For example, the H100 pool will run jobs with the following precedence: 2 GPU jobs first, then 4 GPU ones, then 8 GPU,
and lastly 0.5 GPU.
![Example profile priority](../../img/resource_example_profile_priority.png)
Resource policies are implemented for two teams:
* Dev team
* Research Team
Each team has a resource policy configured with 8 reserved resources and a 16 resource limit. Both teams make use of the
4xGPU profile (i.e. each job running through this profile requires 4 resources).
![Example resource policy](../../img/resource_example_policy.png)
The Dev team is prioritized over the Research team by placing it higher in the Resource Profile's Policies Priority list:
![Example resource policy priority](../../img/resource_example_policy_priority.png)

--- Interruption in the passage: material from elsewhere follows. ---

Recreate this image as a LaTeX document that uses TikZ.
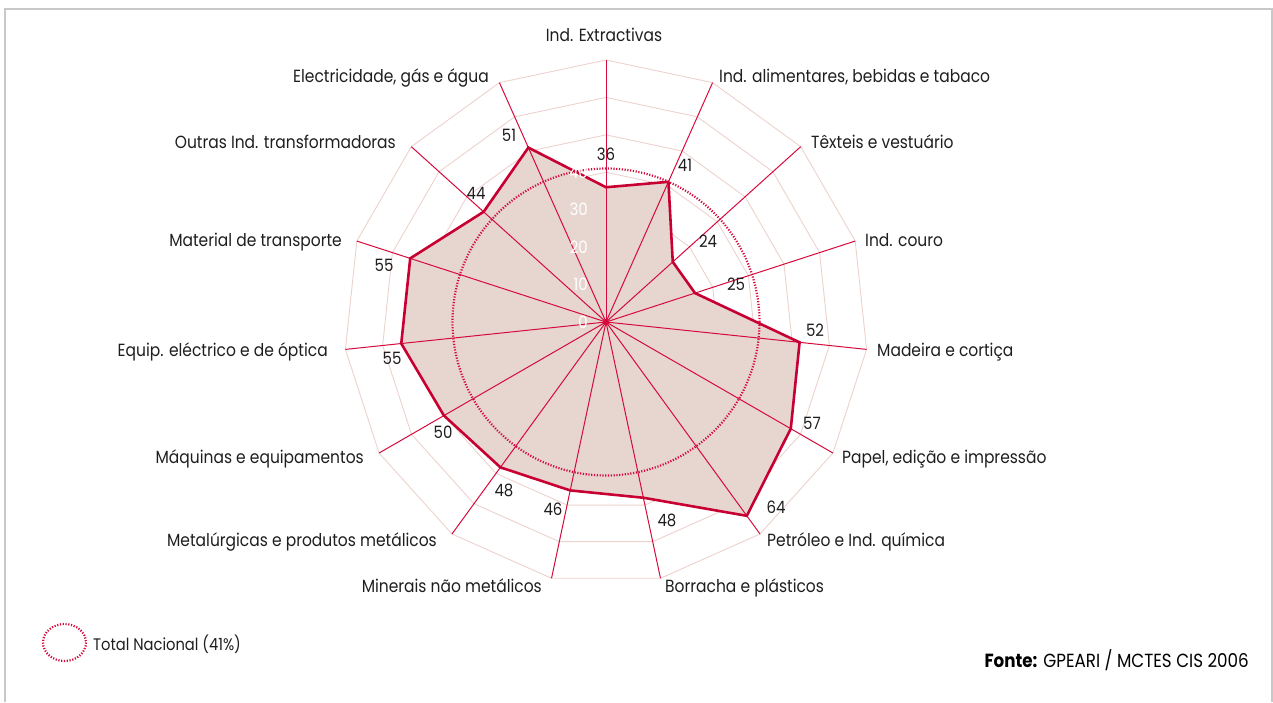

Both the Dev team and the Research team enqueue four 4-resource jobs each: Dev team jobs will be allocated resources
first. The `4xGPU` resource profile is connected to two resource pools: `Bare Metal Low END GPUs` (with the
`4 GPU Low End` link) and `H100 Half a Superpod` (with the `4 GPU H100 link`).
![Example resource profile-pool connections](../../img/resource_example_profile_pool_links.png)
Resources are assigned from the `Bare Metal` pool first (precedence set on the resource profile card):
![Example resource pool precedence](../../img/resource_example_pool_priority.png)
If the first pool cannot currently satisfy the profiles resource requirements, resources are assigned from the next
listed pool. Let's look at the first pool in the image below. Notice that the pool has 8 available resources, therefore
it can run two 4-resource jobs.
<div class="max-w-50">
![Example resource pool card](../../img/resource_example_pool_card.png)
</div>
Since the Bare Metal pool does not have any more available resources, additional jobs will be assigned resources from
the next pool that the Resource Profile is connected to. The H100 pool has 8 available resources. There are still 2 jobs
pending from the Dev team requiring 8 resources in total, and 4 jobs from the Research team requiring 16 resources in
total. In order to honor the Research teams resource reservation, its first two jobs will be assigned the required 8
resources from the H100 pool.
All available resources having been assigned - 2 jobs of each team will remain pending until some of the currently
running jobs finish and resources become available.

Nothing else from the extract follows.